• AIM OF THE EXERCISE:
Without including the pictures, copy out every line below.

• DATA BLOCK:

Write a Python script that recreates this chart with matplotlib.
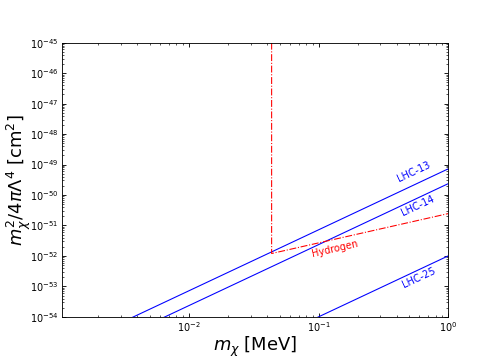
import numpy as np
import matplotlib
matplotlib.use('Agg')
import matplotlib.pyplot as plt

# mass range (MeV)
m_lo, m_hi = 1.05e-3, 1.0

# LHC bounds scale as m^2, value at m = 1 MeV
lhc_names = ['LHC-13', 'LHC-14', 'LHC-25']
lhc_at_1 = [7.2e-50, 2.35e-50, 1.0e-52]
lhc_label_x = [0.54, 0.58, 0.59]
lhc_label_y = [10**-49.25, 10**-50.34, 10**-52.71]

# Hydrogen bound (corner points)
hyd_m = [0.0434, 0.0434, 1.0]
hyd_y = [1e-45, 1.2e-52, 2.45e-51]

m = np.logspace(-3, 0, 200)

fig = plt.figure(figsize=(6.4, 4.576), dpi=77.8)
ax = fig.add_subplot(111)

for name, c, lx, ly in zip(lhc_names, lhc_at_1, lhc_label_x, lhc_label_y):
    ax.plot(m, c * m**2, color='blue', lw=1)
    ax.text(lx, ly, name, color='blue', rotation=25, ha='center', va='center', fontsize=9)

ax.plot(hyd_m, hyd_y, 'r-.', lw=1)
ax.text(0.133, 10**-51.76, 'Hydrogen', color='red', rotation=13, ha='center', va='center', fontsize=9)

ax.set_xscale('log')
ax.set_yscale('log')
ax.set_xlim(m_lo, m_hi)
ax.set_ylim(1e-54, 1e-45)
ax.tick_params(which='both', direction='in', top=True, right=True, labelsize=9)
ax.set_xlabel(r'$m_\chi$ [MeV]', fontsize=16.5, labelpad=0)
ax.set_ylabel(r'$m_\chi^2/4\pi\Lambda^4$ [cm$^2$]', fontsize=16.5, labelpad=-3)

fig.savefig('out.png', dpi=77.8)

• RESPONSE FOR THIS EXERCISE:
Write a Python script that recreates this chart with matplotlib.
import numpy as np
import matplotlib
matplotlib.use('Agg')
import matplotlib.pyplot as plt

# mass range (MeV)
m_lo, m_hi = 1.05e-3, 1.0

# LHC bounds scale as m^2, value at m = 1 MeV
lhc_names = ['LHC-13', 'LHC-14', 'LHC-25']
lhc_at_1 = [7.2e-50, 2.35e-50, 1.0e-52]
lhc_label_x = [0.54, 0.58, 0.59]
lhc_label_y = [10**-49.25, 10**-50.34, 10**-52.71]

# Hydrogen bound (corner points)
hyd_m = [0.0434, 0.0434, 1.0]
hyd_y = [1e-45, 1.2e-52, 2.45e-51]

m = np.logspace(-3, 0, 200)

fig = plt.figure(figsize=(6.4, 4.576), dpi=77.8)
ax = fig.add_subplot(111)

for name, c, lx, ly in zip(lhc_names, lhc_at_1, lhc_label_x, lhc_label_y):
    ax.plot(m, c * m**2, color='blue', lw=1)
    ax.text(lx, ly, name, color='blue', rotation=25, ha='center', va='center', fontsize=9)

ax.plot(hyd_m, hyd_y, 'r-.', lw=1)
ax.text(0.133, 10**-51.76, 'Hydrogen', color='red', rotation=13, ha='center', va='center', fontsize=9)

ax.set_xscale('log')
ax.set_yscale('log')
ax.set_xlim(m_lo, m_hi)
ax.set_ylim(1e-54, 1e-45)
ax.tick_params(which='both', direction='in', top=True, right=True, labelsize=9)
ax.set_xlabel(r'$m_\chi$ [MeV]', fontsize=16.5, labelpad=0)
ax.set_ylabel(r'$m_\chi^2/4\pi\Lambda^4$ [cm$^2$]', fontsize=16.5, labelpad=-3)

fig.savefig('out.png', dpi=77.8)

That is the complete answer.